Monday, February 28, 2011

The Painting

Dad brought a painting with him when he came over Saturday to help Warren with the garage heater. It is a copy of a watercolor he did several years ago that hangs over the phone at my parents' house. The watercolor is of a house against a dramatic evening sky.

He handed it to me, saying "your mom said you always liked the one at the house, so I painted you one of your own." He studied it critically, then added "this isn't identical; the sky on this one is darker…"

His voice trailed off.

My dad has never been good at giving gifts to anyone, least of all to someone he cares about. He gets a little sheepish and clears his throat a lot. He tends to hand his gifts off carelessly, almost with a shrug, just in case the recipient doesn't like it. Dad is better at helping you with a project - fixing a car, installing a heater - than saying, "here, I painted this for you."

I loved the painting and said so immediately. In fact, I like this version better than the original, and told him that too.

Dad had always been a doodler and a sketcher. After he retired as a machinist, he took some drawing and painting classes and began turning out watercolors. Being handy with his hands, he also made his own frames, so whenever he gave one of his paintings, it was already matted and framed so you could hang it immediately.

Some of dad's paintings are his interpretations of magazine pictures - mostly landscapes - that appeal to him. Sometimes he paints the landscapes of his boyhood.

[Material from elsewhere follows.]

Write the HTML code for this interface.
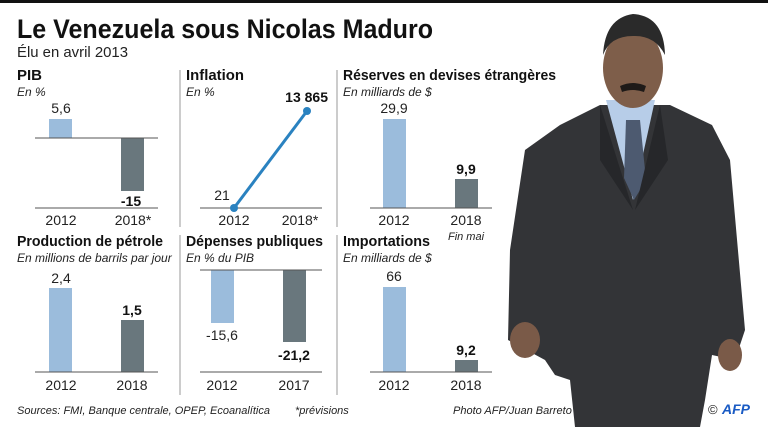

Dad was born in Greenup, Kentucky, just across the Ohio River, during the depths of the Depression. Although his parents left and settled up here in central Ohio when he was three, there was always a lot of "going back home." When I was a child, there were frequent trips, usually on a Sunday, to Greenup to visit family.

Coming from central Ohio, which is relatively flat, we kids always got excited as we drove south into the low foothills of the Appalachians.

Those foothills were the mountains of my childhood. My dad's family lived in the "hollers" of Greenup County, meaning the lived on the roads tucked into the valleys (the hollows) of those hills.

As a child learning bits and pieces of Psalms in Sunday School, I always loved the opening of Psalm 121: I will lift up mine eyes unto the hills… I always associated that verse with southern Ohio as I had to lift up my eyes to what seemed incredible heights to view the tops of the passing landscape.

Dad's painting sat on the study couch all day Saturday, while everyone worked at other tasks. Then Warren  moved it to the living room, up against the china cabinet, so it didn't get knocked and the glass broken. This morning, I hung it right over my desk.

I find myself lifting up my eyes to it frequently.

My new painting does not have hills, although there is a little  rise to the house. It is more likely an Ohio landscape than a Kentucky one. No matter. I have another of dad's paintings, this one with a hill in it, right above my files.

I lift up my eyes to that one as I work too.  

I have written about my dad before. He is a plainspoken man who openly acknowledges that his time left on earth grows shorter each day. He never graduated from high school, but has worked hard his whole life not only to feed his family but also to feed his mind. He has been married for 58 years today to the love of his life, who he met by driving around and around the downtown block she was walking home from school on until she caved in and finally said "hello."

And sometimes, a little sheepish, a little red faced, he'll hand you a piece of his heart.


Terri said...

My father passed several years this brought tears to my eyes. Your father sounds so much like my husband...

Sharon said...

Your father sounds wonderful. I love the 58 years part. Amazing. I also LOVE the drawing. Simplicity at it's best. Beautiful!!!

Ellen said...

What a great tribute to both your parents! Sometimes it's harder to give a gift than to receive, though it shouldn't be. The best gifts are the ones that are so personal, a little bit of oneself is included.